Our correctional and justice systems have been flawed for generations. In the last three decades, however, things have gone from flawed to irreparable. The bad ideas and the institutional pathologies have compounded one another as one harebrained Tough on Crime scheme after another – each chosen not because evidence suggested they would be effective but because they made old, wussy elected officials look Tough – was implemented to disastrous effect. It's hard to pinpoint just one factor as the predominant cause of the overcrowded, back-breakingly expensive mess we now have: abandoning the concept of rehabilitation in favor of a Dickensian punitive approach, mandatory minimum sentencing, the War on Drugs, the collapse of the manufacturing base in the 1970s and 1980s (When the factories and mills disappear, the prisons never fail to open up in their place), laws that target the poor and are designed to keep them trapped in the criminal justice system in perpetuity, the inability of convicted felons to get jobs and loans…take your pick. It is any of those and all of them.
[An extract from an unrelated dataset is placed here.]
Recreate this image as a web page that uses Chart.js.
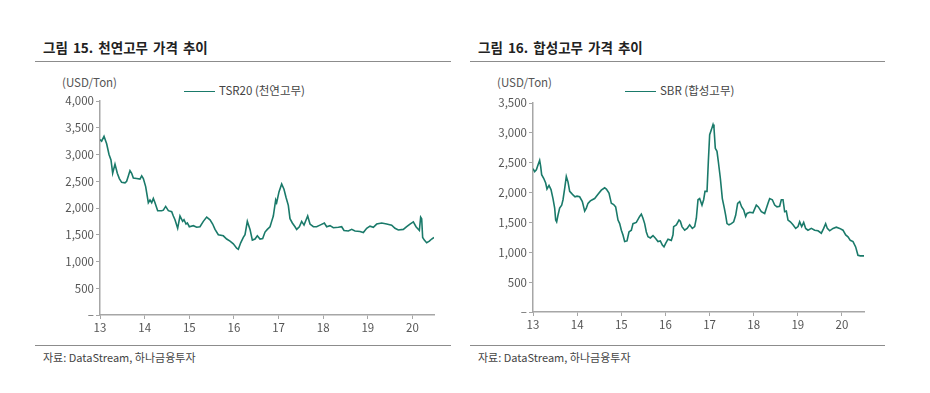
<!DOCTYPE html>
<html>
<head>
<meta charset="utf-8">
<script src="https://cdn.jsdelivr.net/npm/chart.js@4/dist/chart.umd.min.js"></script>
<style>
  body { margin: 0; background: #fff; width: 930px; height: 393px; position: relative; overflow: hidden;
         font-family: "Noto Sans CJK KR", sans-serif; color: #333; }
  .title { position: absolute; top: 37px; font-size: 13.5px; font-weight: bold; color: #222; white-space: nowrap; word-spacing: 2px; }
  .rule { position: absolute; height: 0; border-top: 1px solid #8c8c8c; }
  .unit { position: absolute; top: 74px; font-size: 11.5px; color: #555; }
  .leg { position: absolute; top: 82px; font-size: 11.5px; color: #444; white-space: nowrap; }
  .leg i { display: inline-block; width: 31px; height: 0; border-top: 1.5px solid #1a7a6a; vertical-align: middle; margin-right: 4px; }
  .src { position: absolute; top: 349px; font-size: 11px; color: #444; }
  canvas { position: absolute; }
</style>
</head>
<body>
<div class="title" style="left:43px">그림 15. 천연고무 가격 추이</div>
<div class="rule" style="left:35px; width:416px; top:61px"></div>
<div class="unit" style="left:62px">(USD/Ton)</div>
<div class="leg" style="left:184px"><i></i>TSR20 (천연고무)</div>
<canvas id="left" width="410" height="250" style="left:40px; top:90px"></canvas>
<div class="rule" style="left:35px; width:416px; top:345px"></div>
<div class="src" style="left:43px">자료: DataStream, 하나금융투자</div>

<div class="title" style="left:478px">그림 16. 합성고무 가격 추이</div>
<div class="rule" style="left:470px; width:415px; top:61px"></div>
<div class="unit" style="left:497px">(USD/Ton)</div>
<div class="leg" style="left:625px"><i></i>SBR (합성고무)</div>
<canvas id="right" width="410" height="250" style="left:470px; top:90px"></canvas>
<div class="rule" style="left:470px; width:415px; top:345px"></div>
<div class="src" style="left:478px">자료: DataStream, 하나금융투자</div>

<script>
// TSR20 natural rubber, USD/ton
var tsrYears = [2013.000, 2013.037, 2013.090, 2013.149, 2013.202, 2013.246, 2013.284, 2013.336, 2013.388, 2013.433,
  2013.485, 2013.560, 2013.597, 2013.635, 2013.672, 2013.709, 2013.747, 2013.821, 2013.896, 2013.934,
  2013.971, 2014.023, 2014.083, 2014.120, 2014.158, 2014.195, 2014.232, 2014.292, 2014.382, 2014.419,
  2014.471, 2014.531, 2014.606, 2014.643, 2014.680, 2014.740, 2014.792, 2014.852, 2014.882, 2014.927,
  2014.957, 2015.001, 2015.091, 2015.166, 2015.240, 2015.315, 2015.390, 2015.465, 2015.524, 2015.577,
  2015.651, 2015.763, 2015.838, 2015.913, 2015.987, 2016.062, 2016.099, 2016.152, 2016.211, 2016.249,
  2016.301, 2016.361, 2016.413, 2016.473, 2016.525, 2016.585, 2016.645, 2016.697, 2016.749, 2016.809,
  2016.846, 2016.883, 2016.936, 2016.958, 2017.010, 2017.070, 2017.122, 2017.167, 2017.219, 2017.257,
  2017.309, 2017.369, 2017.406, 2017.466, 2017.518, 2017.571, 2017.653, 2017.705, 2017.780, 2017.854,
  2017.929, 2018.026, 2018.078, 2018.153, 2018.228, 2018.340, 2018.414, 2018.467, 2018.564, 2018.639,
  2018.713, 2018.825, 2018.900, 2018.975, 2019.049, 2019.124, 2019.199, 2019.311, 2019.423, 2019.535,
  2019.609, 2019.684, 2019.796, 2019.871, 2019.945, 2020.020, 2020.080, 2020.155, 2020.184, 2020.207,
  2020.229, 2020.266, 2020.319, 2020.379, 2020.431, 2020.483];
var tsrValues = [3280, 3250, 3340, 3200, 3000, 2900, 2650, 2820, 2650, 2550,
  2480, 2470, 2500, 2600, 2700, 2650, 2560, 2550, 2540, 2600,
  2550, 2400, 2100, 2150, 2100, 2180, 2100, 1950, 1950, 1960,
  2030, 1950, 1930, 1850, 1780, 1620, 1850, 1750, 1780, 1700,
  1720, 1650, 1670, 1640, 1650, 1750, 1830, 1780, 1700, 1600,
  1500, 1480, 1420, 1380, 1330, 1250, 1230, 1350, 1450, 1500,
  1750, 1600, 1400, 1420, 1480, 1420, 1430, 1550, 1600, 1650,
  1750, 1850, 2150, 2100, 2300, 2450, 2350, 2200, 2050, 1800,
  1720, 1650, 1600, 1650, 1750, 1680, 1850, 1700, 1650, 1650,
  1680, 1720, 1650, 1670, 1630, 1640, 1650, 1580, 1570, 1600,
  1570, 1560, 1540, 1620, 1660, 1640, 1700, 1720, 1700, 1680,
  1620, 1590, 1600, 1650, 1700, 1740, 1650, 1580, 1830, 1800,
  1450, 1400, 1350, 1380, 1420, 1450];

// SBR synthetic rubber, USD/ton
var sbrYears = [2013.000, 2013.038, 2013.076, 2013.113, 2013.151, 2013.174, 2013.196, 2013.242, 2013.287, 2013.317,
  2013.363, 2013.408, 2013.453, 2013.491, 2013.514, 2013.536, 2013.566, 2013.604, 2013.650, 2013.680,
  2013.718, 2013.755, 2013.793, 2013.831, 2013.869, 2013.906, 2013.952, 2013.997, 2014.057, 2014.118,
  2014.171, 2014.208, 2014.246, 2014.299, 2014.344, 2014.397, 2014.473, 2014.548, 2014.624, 2014.662,
  2014.722, 2014.775, 2014.828, 2014.873, 2014.926, 2014.964, 2015.002, 2015.039, 2015.077, 2015.130,
  2015.175, 2015.228, 2015.266, 2015.341, 2015.417, 2015.455, 2015.492, 2015.530, 2015.568, 2015.606,
  2015.659, 2015.719, 2015.779, 2015.832, 2015.885, 2015.931, 2015.968, 2016.006, 2016.059, 2016.134,
  2016.172, 2016.187, 2016.248, 2016.308, 2016.338, 2016.376, 2016.437, 2016.492, 2016.550, 2016.610,
  2016.663, 2016.701, 2016.739, 2016.776, 2016.829, 2016.867, 2016.897, 2016.943, 2016.973, 2017.003,
  2017.041, 2017.079, 2017.101, 2017.131, 2017.169, 2017.199, 2017.245, 2017.290, 2017.335, 2017.366,
  2017.396, 2017.441, 2017.494, 2017.547, 2017.592, 2017.637, 2017.683, 2017.728, 2017.773, 2017.819,
  2017.849, 2017.909, 2017.985, 2018.060, 2018.106, 2018.174, 2018.249, 2018.325, 2018.363, 2018.423,
  2018.476, 2018.529, 2018.589, 2018.627, 2018.665, 2018.702, 2018.740, 2018.778, 2018.831, 2018.891,
  2018.952, 2019.005, 2019.042, 2019.088, 2019.133, 2019.178, 2019.231, 2019.307, 2019.382, 2019.458,
  2019.533, 2019.586, 2019.631, 2019.669, 2019.722, 2019.798, 2019.873, 2019.949, 2020.024, 2020.085,
  2020.137, 2020.190, 2020.251, 2020.311, 2020.363, 2020.417, 2020.500];
var sbrValues = [2400, 2350, 2380, 2460, 2540, 2440, 2300, 2240, 2160, 2060,
  2120, 2050, 1900, 1740, 1540, 1510, 1620, 1740, 1790, 1880,
  2070, 2270, 2180, 2020, 1990, 1960, 1930, 1940, 1930, 1850,
  1690, 1740, 1820, 1860, 1880, 1900, 1970, 2040, 2080, 2060,
  1990, 1820, 1800, 1760, 1540, 1480, 1370, 1290, 1180, 1190,
  1340, 1370, 1480, 1500, 1600, 1640, 1570, 1480, 1340, 1260,
  1240, 1280, 1230, 1180, 1190, 1120, 1090, 1150, 1220, 1200,
  1290, 1430, 1460, 1540, 1520, 1430, 1370, 1400, 1460, 1400,
  1430, 1570, 1880, 1900, 1790, 1880, 2020, 2020, 2520, 2970,
  3050, 3140, 3080, 2740, 2690, 2520, 2240, 1900, 1740, 1620,
  1480, 1460, 1480, 1510, 1620, 1820, 1850, 1760, 1710, 1600,
  1650, 1670, 1660, 1790, 1760, 1680, 1650, 1820, 1900, 1880,
  1790, 1760, 1770, 1880, 1880, 1680, 1690, 1540, 1510, 1460,
  1400, 1430, 1510, 1430, 1500, 1400, 1370, 1400, 1370, 1360,
  1320, 1400, 1480, 1400, 1360, 1400, 1420, 1400, 1370, 1290,
  1260, 1200, 1180, 1090, 950, 940, 940];

var tsrTicks = [0, 500, 1000, 1500, 2000, 2500, 3000, 3500, 4000];
var sbrTicks = [0, 500, 1000, 1500, 2000, 2500, 3000, 3500];

var lineColor = '#1a7a6a';
var tickFont = { family: '"Noto Sans CJK KR", sans-serif', size: 11.5 };

function makeChart(id, years, values, yTicks, layout) {
  var pts = years.map(function (y, i) { return { x: y, y: values[i] }; });
  return new Chart(document.getElementById(id), {
    type: 'line',
    data: {
      datasets: [{
        data: pts,
        borderColor: lineColor,
        borderWidth: 1.6,
        pointRadius: 0,
        tension: 0
      }]
    },
    options: {
      responsive: false,
      animation: false,
      devicePixelRatio: 1,
      layout: { padding: { top: layout.top, right: layout.right, left: 0, bottom: 0 } },
      plugins: { legend: { display: false }, tooltip: { enabled: false } },
      scales: {
        x: {
          type: 'linear',
          min: 2013,
          max: years[years.length - 1],
          afterFit: function (s) { s.height = layout.xh; },
          border: { display: true, color: '#a6a6a6', width: 1.5 },
          grid: { drawOnChartArea: false, drawTicks: true, tickLength: 4, color: '#a6a6a6' },
          ticks: {
            stepSize: 1,
            includeBounds: false,
            maxRotation: 0,
            padding: 2,
            color: '#555',
            font: tickFont,
            callback: function (v) { return String(v - 2000); }
          }
        },
        y: {
          min: 0,
          max: yTicks[yTicks.length - 1],
          afterFit: function (s) { s.width = layout.yw; },
          afterBuildTicks: function (s) { s.ticks = yTicks.map(function (v) { return { value: v }; }); },
          border: { display: true, color: '#a6a6a6', width: 1.5 },
          grid: { drawOnChartArea: false, drawTicks: true, tickLength: 4, color: '#a6a6a6' },
          ticks: {
            padding: 2,
            color: '#555',
            font: tickFont,
            callback: function (v) { return v === 0 ? '–' : v.toLocaleString('en-US'); }
          }
        }
      }
    }
  });
}

makeChart('left', tsrYears, tsrValues, tsrTicks, { top: 11, right: 16, yw: 60, xh: 25 });
makeChart('right', sbrYears, sbrValues, sbrTicks, { top: 13, right: 16, yw: 63, xh: 28 });
</script>
</body>
</html>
If it feels like nothing we try to reform the prison system works it is because it is too far gone to be reformed. Sometimes I feel like the only thing we can do is burn it down to the ground and start over from scratch. It sounds like a desperate solution because it is, and if it sounds like a joke it's not. If nothing can fix this mess, then let's take everyone who hasn't committed a violent felony, release them, wipe the slate clean, and start over with a prison system that does something beyond warehouse the poor and ensure that everyone who leaves prison does so more violent, angry, and socially maladjusted than when they entered.

While the correctional systems in other countries are not flawless, the U.S. system stands alone among its peer nations for the dysfunction in our courts and prisons. Our prison system more closely resembles Mexico or Brazil than EU nations, Canada, or Japan. We are doing so many things that don't work that changing any single one is like bailing out the Titanic with a bucket. So we keep doing the things we know don't work – solitary confinement, for example – because we can't think of anything better or we lack the political will and intelligence to implement useful changes. It is fitting that so many Americans believe Criminals are beyond redemption since that phrase describes the prisons that hold them perfectly.